The re-signing of Randy Starks was a win for the Dolphins because it brings back a two-time Pro Bowl player who happens to play a position of need (until he signed his name on the contract) for the Dolphins.
It was also a win for general manager Dennis Hickey and Executive vice president of Football Administration Dawn Aponte -- who are working the contract for Miami -- because the deal they got seems beneficial for the Dolphins.
The reported deal of two-years worth $12 million is a mirage.
Oh, it might be worth that $6 million per year annual average if Starks maxes out and actually sticks around for the two seasons because there are $1 million in incentives each year -- in 2014 and 2015.
But the deal is actually for a total of $10 million with $5 million guaranteed in the form of the $2 million signing bonus and his $3 million base salary this coming season. The other $5 million comes in the form of 2015 base salary.
What does that mean?
Starks, 30, is really only assured of being with the team in '14. If for whatever reason his play drops off or, God forbid, he gets hurt, or the Dolphins simply want to go in a different direction, the team can cut the defensive tackle next year and save $4 million in cap space even while carrying $1 million in dead money.
And because there is no triggering mechanism that would force the Dolphins to make a decision on Starks next offseason, they could carry his contract through training camp 2015 before making their final decision on his future.
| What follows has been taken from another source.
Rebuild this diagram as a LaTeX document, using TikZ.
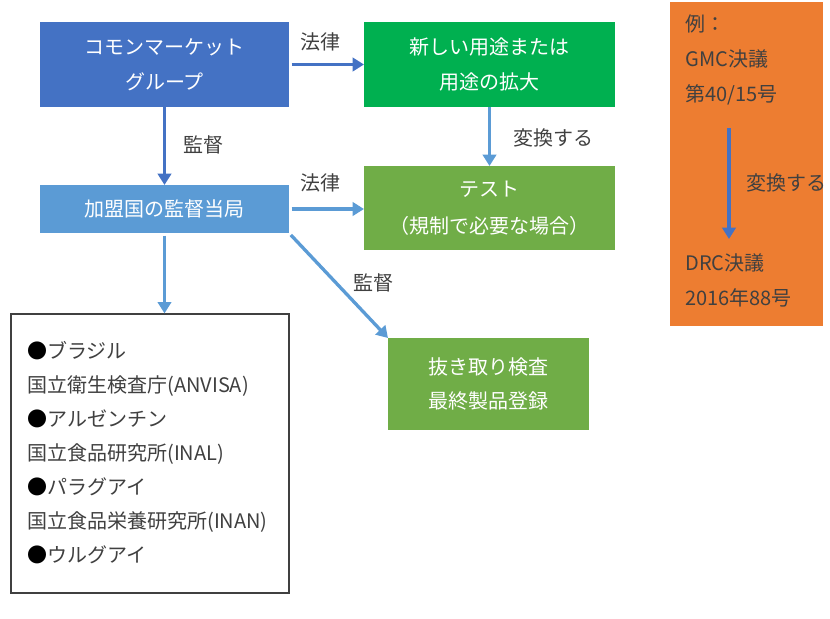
\documentclass[tikz,border=0pt]{standalone}
\usepackage{fontspec}
\setmainfont{Noto Sans CJK JP}
\usetikzlibrary{arrows.meta}
\definecolor{dblue}{HTML}{4472C4}
\definecolor{lblue}{HTML}{5B9BD5}
\definecolor{bgreen}{HTML}{00B050}
\definecolor{lgreen}{HTML}{70AD47}
\definecolor{orng}{HTML}{ED7D31}
\definecolor{txt}{HTML}{404040}
\tikzset{
  box/.style={rectangle, inner sep=0pt, outer sep=0pt, align=center, text=white,
    font=\fontsize{15}{26}\selectfont},
  lbl/.style={text=txt, inner sep=0pt, font=\fontsize{15}{18}\selectfont},
  darr/.style={draw=dblue, line width=2.5pt, -{Triangle[width=10pt,length=8.5pt]}},
  larr/.style={draw=lblue, line width=2.5pt, -{Triangle[width=10pt,length=8.5pt]}},
}
\begin{document}
\begin{tikzpicture}[x=0.75pt,y=-0.75pt]
\useasboundingbox (0,0) rectangle (830,618);
% boxes
\node[box, fill=dblue, minimum width=186.75pt, minimum height=63.75pt] (b1) at (164.5,64.5) {コモンマーケット\\グループ};
\node[box, fill=bgreen, minimum width=188.25pt, minimum height=63.75pt] (b2) at (489.5,64.5) {新しい用途または\\用途の拡大};
\node[box, fill=lblue, minimum width=186.75pt, minimum height=36pt] (b3) at (164.5,209) {加盟国の監督当局};
\node[box, fill=lgreen, minimum width=188.25pt, minimum height=63pt, font=\fontsize{15}{28}\selectfont] (b4) at (489.5,208) {テスト\\（規制で必要な場合）};
\node[box, fill=lgreen, minimum width=150.75pt, minimum height=69pt] (b5) at (488.5,384) {抜き取り検査\\最終製品登録};
\node[rectangle, draw=black!75, line width=0.9pt, fill=white, inner sep=0pt, minimum width=208.5pt, minimum height=209.25pt] (list) at (150,453.5) {};
\node[anchor=west, align=left, text=txt, inner sep=0pt, font=\fontsize{15}{25.5}\selectfont] (listtext) at (27,452.5)
 {\textcolor{black}{●}ブラジル\\
  国立衛生検査庁(ANVISA)\\
  \textcolor{black}{●}アルゼンチン\\
  国立食品研究所(INAL)\\
  \textcolor{black}{●}パラグアイ\\
  国立食品栄養研究所(INAN)\\
  \textcolor{black}{●}ウルグアイ};
\node[rectangle, fill=orng, inner sep=0pt, minimum width=114.75pt, minimum height=243pt] (ex) at (746.5,164) {};
\node[anchor=west, align=left, text=txt, inner sep=0pt, font=\fontsize{15}{26}\selectfont] (ex1) at (685,60) {例：\\GMC決議\\第40/15号};
\node[anchor=west, align=left, text=txt, inner sep=0pt, font=\fontsize{15}{26}\selectfont] (ex2) at (685,280.5) {DRC決議\\2016年88号};
\coordinate (exa) at (729,128);
\coordinate (exb) at (729,239);
% connectors
\draw[darr, shorten <=2pt] (b1.east) -- (b2.west);
\draw[darr] (b1.south) -- (b3.north);
\draw[larr] (b2.south) -- (b4.north);
\draw[larr, shorten <=2pt] (b3.east) -- (b3.east -| b4.west);
\draw[larr, shorten <=2pt] (b3.south) -- (b3.south |- list.north);
\draw[larr, shorten <=2pt] (b3.south east) -- (b5.north west);
\draw[darr] (exa) -- (exb);
% labels
\node[lbl] (l1) at (320,42) {法律};
\node[lbl] (l2) at (203,145) {監督};
\node[lbl] (l3) at (553,138) {変換する};
\node[lbl] (l4) at (320,183) {法律};
\node[lbl] (l5) at (373,283) {監督};
\node[lbl] (l6) at (786,183) {変換する};
\end{tikzpicture}
\end{document}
I suppose Starks understood all this when he met with the media Wednesday and didn't exactly do cartwheels over signing the deal.
“I mean it feels really good," he said. "It could be worse, I could be out on the street, but for the most part I’m glad to be back. I’ve been in this organization for six years and I think I’m established here. I’m just happy to be back."
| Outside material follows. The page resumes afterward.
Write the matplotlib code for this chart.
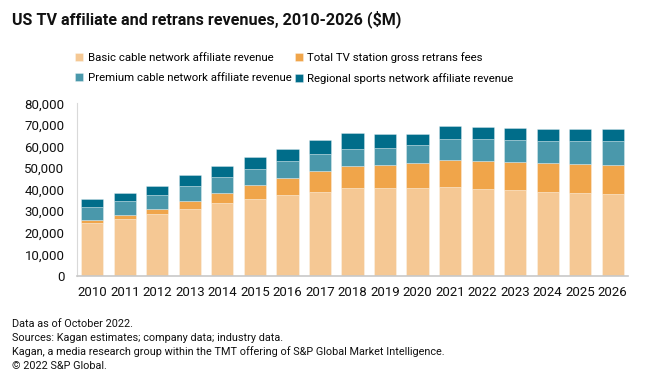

The reason Starks is glad to be back "for the most part" is because he clearly expected a bigger payday in perhaps his last big bite of the contract apple. A league source tells me Starks' representation was talking about a $7.5-million-per-year-plus salary for Starks before free agency began.
Obviously, that never materialized. So Starks was sort of forced to go back to the Dolphins, who had balked at his initial asking price and told him to go shop himself in the market.
"I had options out there, but like I said this is where I want to be," Starks said. "I want to finish my career here, and I think this two-year deal gives me a chance to do that.”